Each Vixen B blast blew the feather beds apart, so they could be used only once, after which they were buried in pits dug close to the Taranaki site. British engineer Raymond Carter, at the site during Vixen B, later asserted that the ‘quantities of contaminated debris at the Firing Sites had been much greater than originally planned’. In total, Vixen B scattered 22.2 kilograms of plutonium-239 around Taranaki. Although exact figures have never been established, it was later found that rather than 20 kilograms sitting safely in the Taranaki burial pits (there were 19 pits at the time, and two more were dug during the clean-up operations), it was actually spread all around the site, and well beyond, in particles of widely divergent sizes. When Vixen B was underway, a wire fence enclosed the contaminated areas with ‘keep out’ signs hung at regular intervals, while maps prepared for site staff showed the areas not to be entered. Most of the fences and signs were removed during the Brumby clean-up operation in 1967, in an effort to return the site to its pre-test appearance. In effect, the visible signs of the British tests were removed, but the invisible and more dangerous residue was not.

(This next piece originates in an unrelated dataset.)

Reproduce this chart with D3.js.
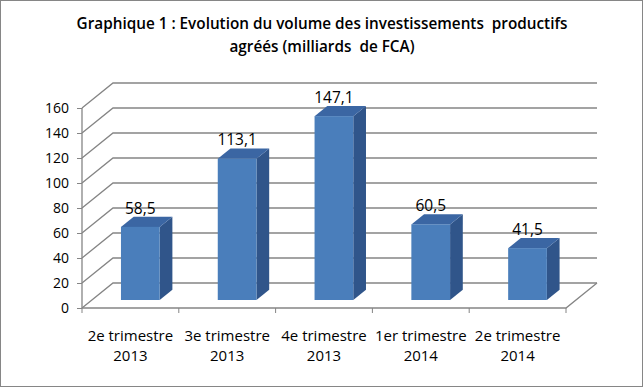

Plutonium-239 is a dangerous and persistent substance that delivers ionising radiation – the kind that changes the cells of a living body by knocking electrons out of stable atoms – when ingested or inhaled. It must enter the body to do harm – its weak alpha particles can travel only a few centimetres in air. Plutonium is one of the most toxic substances known, and its modern-day uses are strictly controlled, with licences and transparent monitoring protocols required. The small amount of plutonium-239 used in Australia these days is mostly under the auspices of the Australian Nuclear Science and Technology Organisation, which adheres to safety requirements laid down in the Australian Radiation Protection and Nuclear Safety (ARPANS) Act 1999 , in addition to the ARPANS Regulations 1999. It is used mostly as a measurement standard and to calibrate radiation detection equipment. It can no longer be blown up or spread around an open landscape. Current protocols for the use of plutonium both in Australia and internationally recognise its dangers, including its potential for terrorism. According to scholar Shaun Gregory, ‘It has been estimated that one millionth of a gram of plutonium-239 may be sufficient to cause lung cancer if inhaled… The fissile core of a single weapon would, if perfectly dispersed so that each individual had one millionth of a gram in his or her lungs, be sufficient to threaten cancer in every single member of the human race’.